WHAT YOU NEED TO DO: Provide an exact copy of the data, excluding the images.

※

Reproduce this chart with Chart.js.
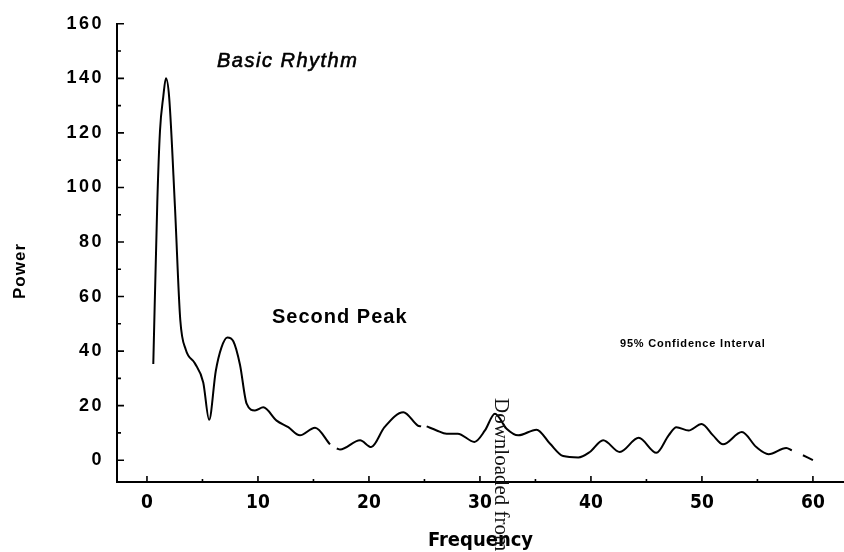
<!DOCTYPE html>
<html>
<head>
<meta charset="utf-8">
<script src="https://cdn.jsdelivr.net/npm/chart.js@4/dist/chart.umd.min.js"></script>
<style>
html,body{margin:0;padding:0;background:#fff;}
#wrap{width:844px;height:552px;position:relative;}
</style>
</head>
<body>
<div id="wrap"><canvas id="c" width="844" height="552"></canvas></div>
<script>
// ---- data ----
const frequency = [0.57, 0.93, 1.17, 1.47, 1.71, 2.0, 2.52, 3.0, 3.5, 4.3, 5.07, 5.6, 6.2, 6.7, 7.24, 7.78, 8.38, 8.98, 9.73, 10.48, 11.68, 12.73, 13.78, 15.14, 16.49, 16.8, 17.1, 17.4, 19.2, 20.2, 21.4, 23.1, 24.4, 24.7, 24.95, 25.2, 26.1, 27.0, 28.0, 29.5, 30.45, 31.35, 32.4, 33.45, 35.1, 36.3, 37.5, 38.86, 39.9, 41.1, 42.6, 44.3, 45.9, 47.0, 47.7, 48.8, 49.97, 51.0, 51.9, 53.6, 54.9, 56.0, 57.6, 58.1, 58.6, 59.1, 60.0];
const power = [35.3, 94.5, 120.5, 133.3, 140, 133, 93, 51.5, 40.5, 35.6, 28.5, 14.8, 32.7, 41.2, 45, 43.6, 35, 20.7, 18.2, 19.4, 14.5, 12.1, 9.1, 11.9, 5.8, null, 4.3, 3.9, 7.3, 4.8, 12.1, 17.6, 12.7, 12.4, null, 12.4, 10.9, 9.7, 9.7, 6.7, 10.9, 17, 11.5, 9.1, 11.2, 6.1, 1.5, 1.0, 3.0, 7.3, 3.0, 8.2, 2.7, 9.1, 12.1, 10.9, 13.3, 9.1, 5.8, 10.3, 4.8, 2.2, 4.5, 3.6, null, 1.8, 0];
const xTickValues = [0, 10, 20, 30, 40, 50, 60];
const xMinorTickValues = [5, 15, 25, 35, 45, 55];
const yTickValues = [0, 20, 40, 60, 80, 100, 120, 140, 160];
const yMinorTickValues = [10, 30, 50, 70, 90, 110, 130, 150];
const xAxisTitle = 'Frequency';
const yAxisTitle = 'Power';
const noteLabels = ['Basic Rhythm', 'Second Peak', '95% Confidence Interval'];
const watermark = 'Downloaded from';

const points = frequency.map((f, i) => ({ x: f, y: power[i] }));
const condensed = '"DejaVu Sans Condensed", "Liberation Sans Narrow", "Arial Narrow", "Liberation Sans", Arial, sans-serif';

const tickMarks = {
  id: 'tickMarks',
  afterDraw(chart) {
    const ctx = chart.ctx, xs = chart.scales.x, ys = chart.scales.y;
    const area = chart.chartArea;
    ctx.save();
    ctx.strokeStyle = '#000';
    ctx.lineWidth = 1.6;
    ctx.beginPath();
    xTickValues.forEach(v => { const p = xs.getPixelForValue(v); ctx.moveTo(p, area.bottom); ctx.lineTo(p, area.bottom - 6); });
    xMinorTickValues.forEach(v => { const p = xs.getPixelForValue(v); ctx.moveTo(p, area.bottom); ctx.lineTo(p, area.bottom - 3); });
    yTickValues.forEach(v => { const p = ys.getPixelForValue(v); ctx.moveTo(area.left, p); ctx.lineTo(area.left + 7, p); });
    yMinorTickValues.forEach(v => { const p = ys.getPixelForValue(v); ctx.moveTo(area.left, p); ctx.lineTo(area.left + 4, p); });
    ctx.stroke();
    ctx.restore();
  }
};

const texts = {
  id: 'texts',
  beforeDraw(chart) {
    const s = chart.scales.y;
    if (s && !s._spaced) {
      const orig = s.drawLabels;
      s.drawLabels = function (a) {
        this.ctx.save();
        this.ctx.letterSpacing = '2.5px';
        orig.call(this, a);
        this.ctx.restore();
      };
      s._spaced = true;
    }
  },
  afterDraw(chart) {
    const ctx = chart.ctx;
    ctx.save();
    ctx.fillStyle = '#000';
    ctx.strokeStyle = '#000';
    ctx.textBaseline = 'alphabetic';
    ctx.textAlign = 'left';
    ctx.letterSpacing = '1.5px';
    ctx.font = 'italic 20px "Liberation Sans", Arial, sans-serif';
    ctx.fillText(noteLabels[0], 217, 67);
    ctx.lineWidth = 0.6;
    ctx.strokeText(noteLabels[0], 217, 67);
    ctx.letterSpacing = '1px';
    ctx.font = 'bold 20px "Liberation Sans", Arial, sans-serif';
    ctx.fillText(noteLabels[1], 272, 323);
    ctx.letterSpacing = '0.8px';
    ctx.font = 'bold 11px "Liberation Sans", Arial, sans-serif';
    ctx.fillText(noteLabels[2], 620, 347);
    // y axis title
    ctx.save();
    ctx.translate(20, 271);
    ctx.rotate(-Math.PI / 2);
    ctx.textAlign = 'center';
    ctx.textBaseline = 'middle';
    ctx.letterSpacing = '1px';
    ctx.font = 'bold 17px "Liberation Sans", Arial, sans-serif';
    ctx.fillText(yAxisTitle, 0, 0);
    ctx.restore();
    // watermark
    ctx.save();
    ctx.translate(495, 398);
    ctx.rotate(Math.PI / 2);
    ctx.letterSpacing = '0px';
    ctx.textAlign = 'left';
    ctx.textBaseline = 'alphabetic';
    ctx.font = '21px "Liberation Serif", "Times New Roman", serif';
    ctx.fillStyle = '#111';
    ctx.fillText(watermark, 0, 0);
    ctx.restore();
    ctx.restore();
  }
};

new Chart(document.getElementById('c'), {
  type: 'line',
  data: {
    datasets: [{
      data: points,
      borderColor: '#000',
      borderWidth: 2,
      pointRadius: 0,
      fill: false,
      spanGaps: false,
      cubicInterpolationMode: 'monotone'
    }]
  },
  options: {
    responsive: false,
    animation: false,
    devicePixelRatio: 1,
    layout: { padding: { top: 20, left: 0, right: 0, bottom: 0 } },
    plugins: { legend: { display: false }, tooltip: { enabled: false } },
    scales: {
      x: {
        type: 'linear',
        position: 'bottom',
        min: -2.7,
        max: 62.8,
        grid: { display: false, drawTicks: false },
        border: { display: true, color: '#000', width: 2 },
        afterBuildTicks: s => { s.ticks = xTickValues.map(v => ({ value: v })); },
        afterFit: s => { s.height = 70; },
        ticks: {
          color: '#000',
          padding: 10,
          maxRotation: 0,
          autoSkip: false,
          font: { family: condensed, weight: 'bold', size: 19 }
        },
        title: {
          display: true,
          text: xAxisTitle,
          color: '#000',
          padding: { top: 0, bottom: 1 },
          font: { family: condensed, weight: 'bold', size: 20, lineHeight: 1 }
        }
      },
      y: {
        type: 'linear',
        min: -8,
        max: 160,
        grid: { display: false, drawTicks: false },
        border: { display: true, color: '#000', width: 2 },
        afterBuildTicks: s => { s.ticks = yTickValues.map(v => ({ value: v })); },
        afterFit: s => { s.width = 117; },
        ticks: {
          color: '#000',
          padding: 13,
          autoSkip: false,
          font: { family: '"Liberation Sans", Arial, sans-serif', weight: 'bold', size: 18 }
        }
      }
    }
  },
  plugins: [tickMarks, texts]
});
</script>
</body>
</html>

※

FINISHED ANSWER:
Reproduce this chart with Chart.js.
<!DOCTYPE html>
<html>
<head>
<meta charset="utf-8">
<script src="https://cdn.jsdelivr.net/npm/chart.js@4/dist/chart.umd.min.js"></script>
<style>
html,body{margin:0;padding:0;background:#fff;}
#wrap{width:844px;height:552px;position:relative;}
</style>
</head>
<body>
<div id="wrap"><canvas id="c" width="844" height="552"></canvas></div>
<script>
// ---- data ----
const frequency = [0.57, 0.93, 1.17, 1.47, 1.71, 2.0, 2.52, 3.0, 3.5, 4.3, 5.07, 5.6, 6.2, 6.7, 7.24, 7.78, 8.38, 8.98, 9.73, 10.48, 11.68, 12.73, 13.78, 15.14, 16.49, 16.8, 17.1, 17.4, 19.2, 20.2, 21.4, 23.1, 24.4, 24.7, 24.95, 25.2, 26.1, 27.0, 28.0, 29.5, 30.45, 31.35, 32.4, 33.45, 35.1, 36.3, 37.5, 38.86, 39.9, 41.1, 42.6, 44.3, 45.9, 47.0, 47.7, 48.8, 49.97, 51.0, 51.9, 53.6, 54.9, 56.0, 57.6, 58.1, 58.6, 59.1, 60.0];
const power = [35.3, 94.5, 120.5, 133.3, 140, 133, 93, 51.5, 40.5, 35.6, 28.5, 14.8, 32.7, 41.2, 45, 43.6, 35, 20.7, 18.2, 19.4, 14.5, 12.1, 9.1, 11.9, 5.8, null, 4.3, 3.9, 7.3, 4.8, 12.1, 17.6, 12.7, 12.4, null, 12.4, 10.9, 9.7, 9.7, 6.7, 10.9, 17, 11.5, 9.1, 11.2, 6.1, 1.5, 1.0, 3.0, 7.3, 3.0, 8.2, 2.7, 9.1, 12.1, 10.9, 13.3, 9.1, 5.8, 10.3, 4.8, 2.2, 4.5, 3.6, null, 1.8, 0];
const xTickValues = [0, 10, 20, 30, 40, 50, 60];
const xMinorTickValues = [5, 15, 25, 35, 45, 55];
const yTickValues = [0, 20, 40, 60, 80, 100, 120, 140, 160];
const yMinorTickValues = [10, 30, 50, 70, 90, 110, 130, 150];
const xAxisTitle = 'Frequency';
const yAxisTitle = 'Power';
const noteLabels = ['Basic Rhythm', 'Second Peak', '95% Confidence Interval'];
const watermark = 'Downloaded from';

const points = frequency.map((f, i) => ({ x: f, y: power[i] }));
const condensed = '"DejaVu Sans Condensed", "Liberation Sans Narrow", "Arial Narrow", "Liberation Sans", Arial, sans-serif';

const tickMarks = {
  id: 'tickMarks',
  afterDraw(chart) {
    const ctx = chart.ctx, xs = chart.scales.x, ys = chart.scales.y;
    const area = chart.chartArea;
    ctx.save();
    ctx.strokeStyle = '#000';
    ctx.lineWidth = 1.6;
    ctx.beginPath();
    xTickValues.forEach(v => { const p = xs.getPixelForValue(v); ctx.moveTo(p, area.bottom); ctx.lineTo(p, area.bottom - 6); });
    xMinorTickValues.forEach(v => { const p = xs.getPixelForValue(v); ctx.moveTo(p, area.bottom); ctx.lineTo(p, area.bottom - 3); });
    yTickValues.forEach(v => { const p = ys.getPixelForValue(v); ctx.moveTo(area.left, p); ctx.lineTo(area.left + 7, p); });
    yMinorTickValues.forEach(v => { const p = ys.getPixelForValue(v); ctx.moveTo(area.left, p); ctx.lineTo(area.left + 4, p); });
    ctx.stroke();
    ctx.restore();
  }
};

const texts = {
  id: 'texts',
  beforeDraw(chart) {
    const s = chart.scales.y;
    if (s && !s._spaced) {
      const orig = s.drawLabels;
      s.drawLabels = function (a) {
        this.ctx.save();
        this.ctx.letterSpacing = '2.5px';
        orig.call(this, a);
        this.ctx.restore();
      };
      s._spaced = true;
    }
  },
  afterDraw(chart) {
    const ctx = chart.ctx;
    ctx.save();
    ctx.fillStyle = '#000';
    ctx.strokeStyle = '#000';
    ctx.textBaseline = 'alphabetic';
    ctx.textAlign = 'left';
    ctx.letterSpacing = '1.5px';
    ctx.font = 'italic 20px "Liberation Sans", Arial, sans-serif';
    ctx.fillText(noteLabels[0], 217, 67);
    ctx.lineWidth = 0.6;
    ctx.strokeText(noteLabels[0], 217, 67);
    ctx.letterSpacing = '1px';
    ctx.font = 'bold 20px "Liberation Sans", Arial, sans-serif';
    ctx.fillText(noteLabels[1], 272, 323);
    ctx.letterSpacing = '0.8px';
    ctx.font = 'bold 11px "Liberation Sans", Arial, sans-serif';
    ctx.fillText(noteLabels[2], 620, 347);
    // y axis title
    ctx.save();
    ctx.translate(20, 271);
    ctx.rotate(-Math.PI / 2);
    ctx.textAlign = 'center';
    ctx.textBaseline = 'middle';
    ctx.letterSpacing = '1px';
    ctx.font = 'bold 17px "Liberation Sans", Arial, sans-serif';
    ctx.fillText(yAxisTitle, 0, 0);
    ctx.restore();
    // watermark
    ctx.save();
    ctx.translate(495, 398);
    ctx.rotate(Math.PI / 2);
    ctx.letterSpacing = '0px';
    ctx.textAlign = 'left';
    ctx.textBaseline = 'alphabetic';
    ctx.font = '21px "Liberation Serif", "Times New Roman", serif';
    ctx.fillStyle = '#111';
    ctx.fillText(watermark, 0, 0);
    ctx.restore();
    ctx.restore();
  }
};

new Chart(document.getElementById('c'), {
  type: 'line',
  data: {
    datasets: [{
      data: points,
      borderColor: '#000',
      borderWidth: 2,
      pointRadius: 0,
      fill: false,
      spanGaps: false,
      cubicInterpolationMode: 'monotone'
    }]
  },
  options: {
    responsive: false,
    animation: false,
    devicePixelRatio: 1,
    layout: { padding: { top: 20, left: 0, right: 0, bottom: 0 } },
    plugins: { legend: { display: false }, tooltip: { enabled: false } },
    scales: {
      x: {
        type: 'linear',
        position: 'bottom',
        min: -2.7,
        max: 62.8,
        grid: { display: false, drawTicks: false },
        border: { display: true, color: '#000', width: 2 },
        afterBuildTicks: s => { s.ticks = xTickValues.map(v => ({ value: v })); },
        afterFit: s => { s.height = 70; },
        ticks: {
          color: '#000',
          padding: 10,
          maxRotation: 0,
          autoSkip: false,
          font: { family: condensed, weight: 'bold', size: 19 }
        },
        title: {
          display: true,
          text: xAxisTitle,
          color: '#000',
          padding: { top: 0, bottom: 1 },
          font: { family: condensed, weight: 'bold', size: 20, lineHeight: 1 }
        }
      },
      y: {
        type: 'linear',
        min: -8,
        max: 160,
        grid: { display: false, drawTicks: false },
        border: { display: true, color: '#000', width: 2 },
        afterBuildTicks: s => { s.ticks = yTickValues.map(v => ({ value: v })); },
        afterFit: s => { s.width = 117; },
        ticks: {
          color: '#000',
          padding: 13,
          autoSkip: false,
          font: { family: '"Liberation Sans", Arial, sans-serif', weight: 'bold', size: 18 }
        }
      }
    }
  },
  plugins: [tickMarks, texts]
});
</script>
</body>
</html>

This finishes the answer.